• TASK DIRECTIONS: Restate the listing below word for word, omitting any images.

• SUPPLIED DATA:
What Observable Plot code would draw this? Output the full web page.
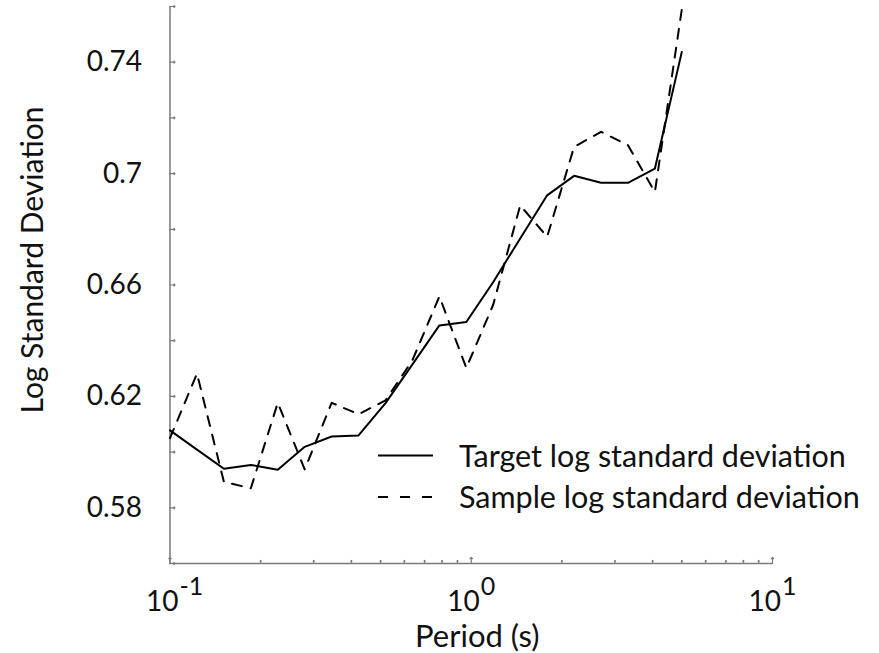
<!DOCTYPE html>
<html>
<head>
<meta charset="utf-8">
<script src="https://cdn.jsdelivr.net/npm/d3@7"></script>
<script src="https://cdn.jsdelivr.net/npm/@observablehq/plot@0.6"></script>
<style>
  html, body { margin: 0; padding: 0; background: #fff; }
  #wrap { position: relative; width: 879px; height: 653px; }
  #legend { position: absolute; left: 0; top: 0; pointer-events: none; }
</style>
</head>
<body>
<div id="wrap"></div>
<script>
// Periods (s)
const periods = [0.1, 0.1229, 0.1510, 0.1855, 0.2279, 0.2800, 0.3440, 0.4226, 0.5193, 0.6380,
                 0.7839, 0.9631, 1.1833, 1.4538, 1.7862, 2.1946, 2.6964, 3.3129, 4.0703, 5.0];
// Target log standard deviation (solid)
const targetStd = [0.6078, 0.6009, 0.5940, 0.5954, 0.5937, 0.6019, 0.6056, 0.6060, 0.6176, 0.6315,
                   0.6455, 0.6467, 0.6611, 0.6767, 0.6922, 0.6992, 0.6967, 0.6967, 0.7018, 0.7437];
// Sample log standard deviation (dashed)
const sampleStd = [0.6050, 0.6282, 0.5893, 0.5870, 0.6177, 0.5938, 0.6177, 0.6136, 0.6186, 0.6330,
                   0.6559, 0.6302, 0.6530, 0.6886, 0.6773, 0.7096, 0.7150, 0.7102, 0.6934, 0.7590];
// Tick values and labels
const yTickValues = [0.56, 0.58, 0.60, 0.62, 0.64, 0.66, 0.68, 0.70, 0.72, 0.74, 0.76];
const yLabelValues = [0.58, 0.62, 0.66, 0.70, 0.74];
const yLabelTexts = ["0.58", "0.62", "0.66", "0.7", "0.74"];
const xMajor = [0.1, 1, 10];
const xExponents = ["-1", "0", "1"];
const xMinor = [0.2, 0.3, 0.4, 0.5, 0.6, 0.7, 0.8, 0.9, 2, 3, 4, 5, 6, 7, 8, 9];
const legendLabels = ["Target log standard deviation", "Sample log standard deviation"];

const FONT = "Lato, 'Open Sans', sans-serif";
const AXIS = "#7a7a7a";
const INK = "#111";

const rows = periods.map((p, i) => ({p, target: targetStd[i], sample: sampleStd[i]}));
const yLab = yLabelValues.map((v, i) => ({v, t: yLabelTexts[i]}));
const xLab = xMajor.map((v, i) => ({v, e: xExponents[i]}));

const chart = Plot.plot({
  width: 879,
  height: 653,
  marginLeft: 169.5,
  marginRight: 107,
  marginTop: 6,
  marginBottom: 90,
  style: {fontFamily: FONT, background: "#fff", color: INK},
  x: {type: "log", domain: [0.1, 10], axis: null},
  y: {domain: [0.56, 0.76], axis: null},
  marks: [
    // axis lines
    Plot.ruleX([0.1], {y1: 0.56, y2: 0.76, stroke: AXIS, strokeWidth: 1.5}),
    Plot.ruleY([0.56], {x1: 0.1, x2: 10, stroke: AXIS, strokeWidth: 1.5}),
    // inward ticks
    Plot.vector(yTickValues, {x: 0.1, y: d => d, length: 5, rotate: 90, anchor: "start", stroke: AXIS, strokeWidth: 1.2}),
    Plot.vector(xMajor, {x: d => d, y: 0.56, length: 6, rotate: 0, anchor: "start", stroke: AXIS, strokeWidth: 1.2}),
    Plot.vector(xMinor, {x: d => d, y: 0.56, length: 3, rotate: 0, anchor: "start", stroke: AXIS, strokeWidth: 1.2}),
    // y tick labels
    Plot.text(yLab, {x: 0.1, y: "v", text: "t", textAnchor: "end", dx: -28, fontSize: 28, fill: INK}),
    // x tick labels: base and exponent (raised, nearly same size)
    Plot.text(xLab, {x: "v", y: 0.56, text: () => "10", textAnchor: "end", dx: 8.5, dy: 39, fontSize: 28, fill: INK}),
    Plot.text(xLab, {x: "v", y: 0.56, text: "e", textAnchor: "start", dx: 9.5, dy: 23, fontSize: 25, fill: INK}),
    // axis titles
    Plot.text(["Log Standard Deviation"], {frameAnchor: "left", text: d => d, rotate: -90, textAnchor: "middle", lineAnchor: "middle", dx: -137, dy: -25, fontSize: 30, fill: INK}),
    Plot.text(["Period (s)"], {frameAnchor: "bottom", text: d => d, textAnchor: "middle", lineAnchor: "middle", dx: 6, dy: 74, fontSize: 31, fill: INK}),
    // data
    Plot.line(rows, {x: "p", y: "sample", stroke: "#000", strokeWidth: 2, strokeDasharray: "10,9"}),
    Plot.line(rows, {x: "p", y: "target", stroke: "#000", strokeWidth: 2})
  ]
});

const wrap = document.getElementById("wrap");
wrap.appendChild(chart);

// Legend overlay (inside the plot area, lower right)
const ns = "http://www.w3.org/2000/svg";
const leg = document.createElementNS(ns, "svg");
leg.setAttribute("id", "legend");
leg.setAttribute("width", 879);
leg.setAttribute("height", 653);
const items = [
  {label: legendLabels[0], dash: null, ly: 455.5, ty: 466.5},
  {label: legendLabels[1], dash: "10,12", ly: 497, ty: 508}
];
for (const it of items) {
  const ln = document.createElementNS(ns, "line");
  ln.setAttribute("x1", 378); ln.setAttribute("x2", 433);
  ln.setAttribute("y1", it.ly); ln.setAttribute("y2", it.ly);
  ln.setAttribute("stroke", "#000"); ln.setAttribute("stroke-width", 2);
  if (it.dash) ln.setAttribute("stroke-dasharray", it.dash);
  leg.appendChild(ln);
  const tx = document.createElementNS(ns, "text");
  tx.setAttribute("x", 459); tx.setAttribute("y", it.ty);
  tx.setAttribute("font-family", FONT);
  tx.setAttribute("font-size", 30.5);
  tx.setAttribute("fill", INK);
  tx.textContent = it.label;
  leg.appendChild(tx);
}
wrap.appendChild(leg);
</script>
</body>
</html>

• RIGHT ANSWER:
What Observable Plot code would draw this? Output the full web page.
<!DOCTYPE html>
<html>
<head>
<meta charset="utf-8">
<script src="https://cdn.jsdelivr.net/npm/d3@7"></script>
<script src="https://cdn.jsdelivr.net/npm/@observablehq/plot@0.6"></script>
<style>
  html, body { margin: 0; padding: 0; background: #fff; }
  #wrap { position: relative; width: 879px; height: 653px; }
  #legend { position: absolute; left: 0; top: 0; pointer-events: none; }
</style>
</head>
<body>
<div id="wrap"></div>
<script>
// Periods (s)
const periods = [0.1, 0.1229, 0.1510, 0.1855, 0.2279, 0.2800, 0.3440, 0.4226, 0.5193, 0.6380,
                 0.7839, 0.9631, 1.1833, 1.4538, 1.7862, 2.1946, 2.6964, 3.3129, 4.0703, 5.0];
// Target log standard deviation (solid)
const targetStd = [0.6078, 0.6009, 0.5940, 0.5954, 0.5937, 0.6019, 0.6056, 0.6060, 0.6176, 0.6315,
                   0.6455, 0.6467, 0.6611, 0.6767, 0.6922, 0.6992, 0.6967, 0.6967, 0.7018, 0.7437];
// Sample log standard deviation (dashed)
const sampleStd = [0.6050, 0.6282, 0.5893, 0.5870, 0.6177, 0.5938, 0.6177, 0.6136, 0.6186, 0.6330,
                   0.6559, 0.6302, 0.6530, 0.6886, 0.6773, 0.7096, 0.7150, 0.7102, 0.6934, 0.7590];
// Tick values and labels
const yTickValues = [0.56, 0.58, 0.60, 0.62, 0.64, 0.66, 0.68, 0.70, 0.72, 0.74, 0.76];
const yLabelValues = [0.58, 0.62, 0.66, 0.70, 0.74];
const yLabelTexts = ["0.58", "0.62", "0.66", "0.7", "0.74"];
const xMajor = [0.1, 1, 10];
const xExponents = ["-1", "0", "1"];
const xMinor = [0.2, 0.3, 0.4, 0.5, 0.6, 0.7, 0.8, 0.9, 2, 3, 4, 5, 6, 7, 8, 9];
const legendLabels = ["Target log standard deviation", "Sample log standard deviation"];

const FONT = "Lato, 'Open Sans', sans-serif";
const AXIS = "#7a7a7a";
const INK = "#111";

const rows = periods.map((p, i) => ({p, target: targetStd[i], sample: sampleStd[i]}));
const yLab = yLabelValues.map((v, i) => ({v, t: yLabelTexts[i]}));
const xLab = xMajor.map((v, i) => ({v, e: xExponents[i]}));

const chart = Plot.plot({
  width: 879,
  height: 653,
  marginLeft: 169.5,
  marginRight: 107,
  marginTop: 6,
  marginBottom: 90,
  style: {fontFamily: FONT, background: "#fff", color: INK},
  x: {type: "log", domain: [0.1, 10], axis: null},
  y: {domain: [0.56, 0.76], axis: null},
  marks: [
    // axis lines
    Plot.ruleX([0.1], {y1: 0.56, y2: 0.76, stroke: AXIS, strokeWidth: 1.5}),
    Plot.ruleY([0.56], {x1: 0.1, x2: 10, stroke: AXIS, strokeWidth: 1.5}),
    // inward ticks
    Plot.vector(yTickValues, {x: 0.1, y: d => d, length: 5, rotate: 90, anchor: "start", stroke: AXIS, strokeWidth: 1.2}),
    Plot.vector(xMajor, {x: d => d, y: 0.56, length: 6, rotate: 0, anchor: "start", stroke: AXIS, strokeWidth: 1.2}),
    Plot.vector(xMinor, {x: d => d, y: 0.56, length: 3, rotate: 0, anchor: "start", stroke: AXIS, strokeWidth: 1.2}),
    // y tick labels
    Plot.text(yLab, {x: 0.1, y: "v", text: "t", textAnchor: "end", dx: -28, fontSize: 28, fill: INK}),
    // x tick labels: base and exponent (raised, nearly same size)
    Plot.text(xLab, {x: "v", y: 0.56, text: () => "10", textAnchor: "end", dx: 8.5, dy: 39, fontSize: 28, fill: INK}),
    Plot.text(xLab, {x: "v", y: 0.56, text: "e", textAnchor: "start", dx: 9.5, dy: 23, fontSize: 25, fill: INK}),
    // axis titles
    Plot.text(["Log Standard Deviation"], {frameAnchor: "left", text: d => d, rotate: -90, textAnchor: "middle", lineAnchor: "middle", dx: -137, dy: -25, fontSize: 30, fill: INK}),
    Plot.text(["Period (s)"], {frameAnchor: "bottom", text: d => d, textAnchor: "middle", lineAnchor: "middle", dx: 6, dy: 74, fontSize: 31, fill: INK}),
    // data
    Plot.line(rows, {x: "p", y: "sample", stroke: "#000", strokeWidth: 2, strokeDasharray: "10,9"}),
    Plot.line(rows, {x: "p", y: "target", stroke: "#000", strokeWidth: 2})
  ]
});

const wrap = document.getElementById("wrap");
wrap.appendChild(chart);

// Legend overlay (inside the plot area, lower right)
const ns = "http://www.w3.org/2000/svg";
const leg = document.createElementNS(ns, "svg");
leg.setAttribute("id", "legend");
leg.setAttribute("width", 879);
leg.setAttribute("height", 653);
const items = [
  {label: legendLabels[0], dash: null, ly: 455.5, ty: 466.5},
  {label: legendLabels[1], dash: "10,12", ly: 497, ty: 508}
];
for (const it of items) {
  const ln = document.createElementNS(ns, "line");
  ln.setAttribute("x1", 378); ln.setAttribute("x2", 433);
  ln.setAttribute("y1", it.ly); ln.setAttribute("y2", it.ly);
  ln.setAttribute("stroke", "#000"); ln.setAttribute("stroke-width", 2);
  if (it.dash) ln.setAttribute("stroke-dasharray", it.dash);
  leg.appendChild(ln);
  const tx = document.createElementNS(ns, "text");
  tx.setAttribute("x", 459); tx.setAttribute("y", it.ty);
  tx.setAttribute("font-family", FONT);
  tx.setAttribute("font-size", 30.5);
  tx.setAttribute("fill", INK);
  tx.textContent = it.label;
  leg.appendChild(tx);
}
wrap.appendChild(leg);
</script>
</body>
</html>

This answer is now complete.